§ **PROBLEM TO SOLVE**
Below are the records; collect from them each line containing the string "this".

§ **EXTRACTED MATERIAL**
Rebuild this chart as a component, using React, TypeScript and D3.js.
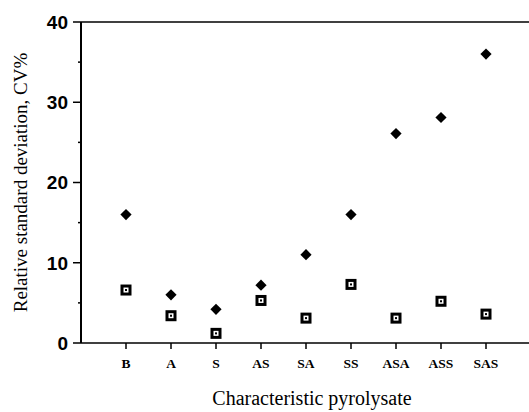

==

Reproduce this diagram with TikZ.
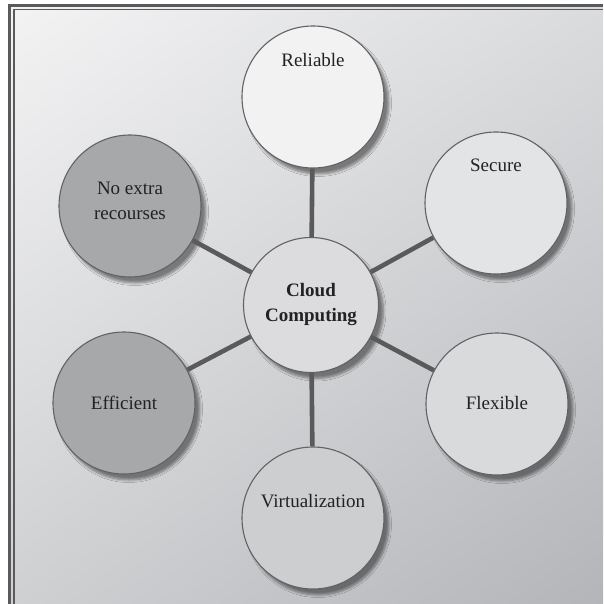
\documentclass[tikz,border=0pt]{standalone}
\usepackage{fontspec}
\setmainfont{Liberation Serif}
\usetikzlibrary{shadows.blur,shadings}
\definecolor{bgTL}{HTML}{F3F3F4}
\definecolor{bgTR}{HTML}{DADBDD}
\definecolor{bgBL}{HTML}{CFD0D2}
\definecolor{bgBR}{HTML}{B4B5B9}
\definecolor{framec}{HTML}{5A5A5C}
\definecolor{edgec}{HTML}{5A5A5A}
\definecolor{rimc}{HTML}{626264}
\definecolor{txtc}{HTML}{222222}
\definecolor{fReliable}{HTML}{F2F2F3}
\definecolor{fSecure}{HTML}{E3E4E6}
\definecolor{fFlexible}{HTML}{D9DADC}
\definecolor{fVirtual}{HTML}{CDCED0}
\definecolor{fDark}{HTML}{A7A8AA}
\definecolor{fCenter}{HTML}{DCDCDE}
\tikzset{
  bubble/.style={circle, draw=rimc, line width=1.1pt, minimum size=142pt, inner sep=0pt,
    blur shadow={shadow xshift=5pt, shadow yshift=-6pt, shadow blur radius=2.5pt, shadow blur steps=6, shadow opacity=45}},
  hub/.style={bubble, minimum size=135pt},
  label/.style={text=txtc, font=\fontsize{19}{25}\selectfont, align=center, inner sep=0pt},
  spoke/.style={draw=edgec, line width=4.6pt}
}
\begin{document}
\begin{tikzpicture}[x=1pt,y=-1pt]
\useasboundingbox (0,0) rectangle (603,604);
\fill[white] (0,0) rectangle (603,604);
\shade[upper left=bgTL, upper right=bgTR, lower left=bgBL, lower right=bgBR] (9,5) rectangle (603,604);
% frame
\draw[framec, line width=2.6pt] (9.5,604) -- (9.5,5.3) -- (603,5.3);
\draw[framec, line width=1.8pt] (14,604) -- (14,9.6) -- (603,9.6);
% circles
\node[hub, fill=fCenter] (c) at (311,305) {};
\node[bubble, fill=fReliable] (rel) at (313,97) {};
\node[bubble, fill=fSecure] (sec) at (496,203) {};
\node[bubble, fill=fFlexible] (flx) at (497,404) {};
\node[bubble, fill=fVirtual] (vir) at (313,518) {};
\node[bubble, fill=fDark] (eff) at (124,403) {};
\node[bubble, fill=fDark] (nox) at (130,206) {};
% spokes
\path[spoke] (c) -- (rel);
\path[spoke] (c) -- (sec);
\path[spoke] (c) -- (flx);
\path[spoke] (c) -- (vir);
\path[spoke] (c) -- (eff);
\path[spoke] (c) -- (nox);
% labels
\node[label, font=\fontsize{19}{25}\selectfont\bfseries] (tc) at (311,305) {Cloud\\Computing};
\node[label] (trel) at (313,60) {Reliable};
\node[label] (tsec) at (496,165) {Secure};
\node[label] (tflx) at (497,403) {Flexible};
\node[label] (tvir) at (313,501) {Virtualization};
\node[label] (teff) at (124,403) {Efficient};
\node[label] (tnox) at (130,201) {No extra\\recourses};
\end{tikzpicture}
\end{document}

§ **TASK ANSWER**
Rebuild this chart as a component, using React, TypeScript and D3.js.
Reproduce this diagram with TikZ.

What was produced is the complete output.